Reading Rich's piece on the relationship between womanhood, truth, and lying, I feel compelled to explore the significance of this motto in a women's space. Rich writes of "deceitful" position into which women have historically been forced--they have been required to silence parts of themselves and ask for the truth only from others, as part of their nurturing role. Rich deems this silencing "lying," failing to tell the truth through omission. She demands that women strive for more "honorable" relationships among themselves, that they support one another by being truthful always and asking the same of each other. It seems that Rich would see women's colleges as opportunities for this truth-telling to take place; in a space without cis-men, we are perhaps especially responsible to be honest with one another, as we are truly given the opportunity to do so. She does add, still, that safe spaces are created through sharing truth, and therefore would likely claim that we don't need a women's college to speak our truths. 

Researching the motto further, I was led in a slightly different direction. I came upon a blog post written by a Bryn Mawr Gender & Sexuality Studies major, entitled "Veritatem dilexi: Lesbian." The student explores the history of lesbianism at the college, and cites a poem written by a Judith Masur, a Bryn Mawr alumna who graduated in 1968:

The student blogger responds: 

"'Veritatem dilexi' means I delight in the truth. Which truth is left ambiguous, but is implied to be the existence of lesbians at Bryn Mawr. It is easy to see how lesbianism can be an eternal truth of Bryn Mawr: from M. Carey Thomas's journals, to Applebee's eponymous column, to the open mic nights of today, literary expressions of lesbianism are threaded through our history like one strand in a complex tapestry" (Levitin 2014). 

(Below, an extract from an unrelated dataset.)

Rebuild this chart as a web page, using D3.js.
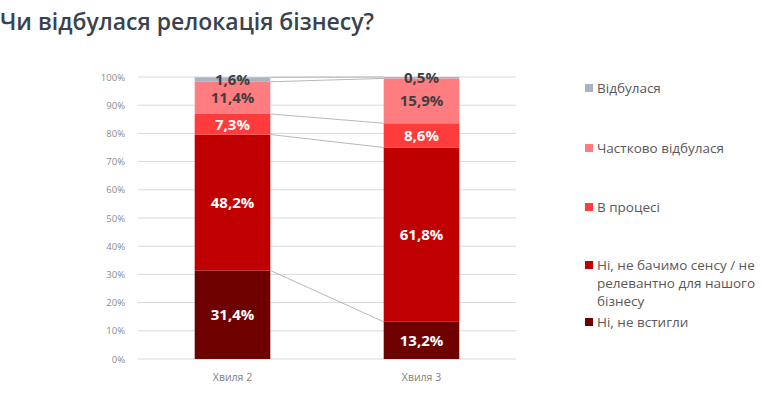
<!DOCTYPE html>
<html>
<head>
<meta charset="utf-8">
<script src="https://cdn.jsdelivr.net/npm/d3@7"></script>
<style>
  body { margin: 0; background: #fff; }
  svg { display: block; font-family: "Open Sans", "Noto Sans", sans-serif; }
</style>
</head>
<body>
<div id="chart"></div>
<script>
// Дані діаграми
const waves = ["Хвиля 2", "Хвиля 3"];
const seriesNames = ["Ні, не встигли", "Ні, не бачимо сенсу / не релевантно для нашого бізнесу", "В процесі", "Частково відбулася", "Відбулася"];
const seriesColors = ["#6f0000", "#c00000", "#ff3b3b", "#ff7c80", "#a9b3c6"];
const labelColors = ["#ffffff", "#ffffff", "#ffffff", "#404040", "#404040"];
const wave2Values = [31.4, 48.2, 7.3, 11.4, 1.6];
const wave3Values = [13.2, 61.8, 8.6, 15.9, 0.5];
const tickValues = [0, 10, 20, 30, 40, 50, 60, 70, 80, 90, 100];

// Легенда (зверху вниз) з розбиттям на рядки
const legendItems = [
    { idx: 4, lines: ["Відбулася"], y: 88 },
    { idx: 3, lines: ["Частково відбулася"], y: 148 },
    { idx: 2, lines: ["В процесі"], y: 207 },
    { idx: 1, lines: ["Ні, не бачимо сенсу / не", "релевантно для нашого", "бізнесу"], y: 265 },
    { idx: 0, lines: ["Ні, не встигли"], y: 322 }
];

var width = 764, height = 406;
var margin = { top: 77, right: 248, bottom: 47, left: 138 };

var svg = d3.select("#chart").append("svg")
    .attr("width", width)
    .attr("height", height);

// Заголовок
svg.append("text")
    .attr("x", 0)
    .attr("y", 30)
    .style("font-size", "23px")
    .style("font-weight", "600")
    .style("fill", "#3a4250")
    .text("Чи відбулася релокація бізнесу?");

var x = d3.scaleBand()
    .domain(waves)
    .range([margin.left, width - margin.right])
    .paddingInner(0.6)
    .paddingOuter(0.3);

var y = d3.scaleLinear()
    .domain([0, 100])
    .range([height - margin.bottom, margin.top]);

// Сітка
svg.append("g")
    .selectAll("line")
    .data(tickValues)
    .enter().append("line")
    .attr("x1", margin.left)
    .attr("x2", width - margin.right)
    .attr("y1", d => y(d))
    .attr("y2", d => y(d))
    .attr("stroke", "#d9d9d9")
    .attr("stroke-width", 1);

// Вісь Y
var yAxis = svg.append("g")
    .attr("transform", "translate(" + (margin.left - 10) + ",0)")
    .call(d3.axisLeft(y).tickValues(tickValues).tickSize(0).tickFormat(d => d + "%"));
yAxis.select(".domain").remove();
yAxis.selectAll("text")
    .style("font-size", "9.5px")
    .style("font-family", "Open Sans, sans-serif")
    .style("fill", "#8c8c8c");

// Вісь X
var xAxis = svg.append("g")
    .attr("transform", "translate(0," + (height - margin.bottom + 12) + ")")
    .call(d3.axisBottom(x).tickSize(0));
xAxis.select(".domain").remove();
xAxis.selectAll("text")
    .style("font-size", "10.5px")
    .style("font-family", "Open Sans, sans-serif")
    .style("fill", "#7f7f7f");

// Стек
const rows = [wave2Values, wave3Values].map((vals, i) => {
    const obj = { wave: waves[i] };
    seriesNames.forEach((s, j) => { obj[s] = vals[j]; });
    return obj;
});
const stacked = d3.stack().keys(seriesNames)(rows);

// Лінії між стовпцями
svg.append("g")
    .selectAll("line")
    .data(stacked)
    .enter().append("line")
    .attr("x1", x(waves[0]) + x.bandwidth())
    .attr("x2", x(waves[1]))
    .attr("y1", d => y(d[0][1]))
    .attr("y2", d => y(d[1][1]))
    .attr("stroke", "#a6a6a6")
    .attr("stroke-width", 0.8);

// Стовпці
var groups = svg.append("g")
    .selectAll("g")
    .data(stacked)
    .enter().append("g")
    .attr("fill", (d, i) => seriesColors[i]);

groups.selectAll("rect")
    .data(d => d)
    .enter().append("rect")
    .attr("x", d => x(d.data.wave))
    .attr("y", d => y(d[1]))
    .attr("width", x.bandwidth())
    .attr("height", d => y(d[0]) - y(d[1]));

// Підписи значень
groups.each(function(s, i) {
    d3.select(this).selectAll("text")
        .data(s)
        .enter().append("text")
        .attr("x", d => x(d.data.wave) + x.bandwidth() / 2)
        .attr("y", d => y((d[0] + d[1]) / 2))
        .attr("dy", "0.36em")
        .attr("text-anchor", "middle")
        .style("font-size", "15px")
        .style("font-weight", "700")
        .style("fill", labelColors[i])
        .text(d => (d[1] - d[0]).toFixed(1).replace(".", ",") + "%");
});

// Легенда
var legend = svg.append("g")
    .selectAll("g")
    .data(legendItems)
    .enter().append("g")
    .attr("transform", d => "translate(585," + d.y + ")");

legend.append("rect")
    .attr("x", 0)
    .attr("y", -4)
    .attr("width", 8)
    .attr("height", 8)
    .attr("fill", d => seriesColors[d.idx]);

legend.each(function(d) {
    d3.select(this).selectAll("text")
        .data(d.lines)
        .enter().append("text")
        .attr("x", 12)
        .attr("y", (t, k) => k * 18)
        .attr("dy", "0.36em")
        .style("font-size", "13.5px")
        .style("fill", "#595959")
        .text(t => t);
});
</script>
</body>
</html>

I am brought back to Rich's piece, and her references to female sexuality. As she writes: "Heterosexuality as an institution has also drowned in silence the erotic feelings between women. I myself lived half a lifetime in the life of that denial. That silence makes us all, to some degree, into liars" (Rich 190). 

So Rich might argue that lesbianism is not just the truth of Bryn Mawr--it is the truth of all womanhood, and living our lives in denial of this is an extreme form of lying by omission. So then--what of the danger of being out? Claiming one's sexuality is certainly not as simple as denouncing the silencing system of heteronormativity. Wendy Brown recognizes the complexity here, and the various consequences one must weigh when choosing whether or not to "confess" to a deviant identity. She explains: "What each case makes clear is that while to be invisible within a local discourse may occasion the injuries of social liminality, such suffering may be mild compared to that of radical denuncation, hystericization, exclusion, or criminalization" (Brown 87). Rich, on the other hand, is far less forgiving. For her, an individual's suffering as a result of telling the truth is a risk worth taking, and certainly nothing compared to the world we might achieve if we were all honest, all the time. She writes: 

"Does a life 'in the closet'--lying, perhaps of necessity, about ourselves to bosses, landlords, clients, colleagues, family, because the law and public opinion are founded on a lie--does this, can it, spread into private life, so that lying (described as discretion) becomes an easy way to avoid conflict or complication? can it become a strategy so ingrained that it is used even with close friends and lovers?" (Rich 190). 

I'm struggling with this, and it seems just a little bit too harsh for me. How can Rich claim that being closeted is an "easy way to avoid conflict," when that conflict can (and has, so many times), quite literally, result in physical violence and death? 

And how does Bryn Mawr fit into this? Every white queer woman here with whom I have spoken has expressed a sense of freedom, and a joy in being out, at least on campus. And still, queer women of color frequently share with me different stories. While I know that Rich writes keeping in mind these intersectional identities, it is hard for me to get on board with the claim that queer women of color have to work harder, even within an institution whose "truth" is supposedly lesbianism.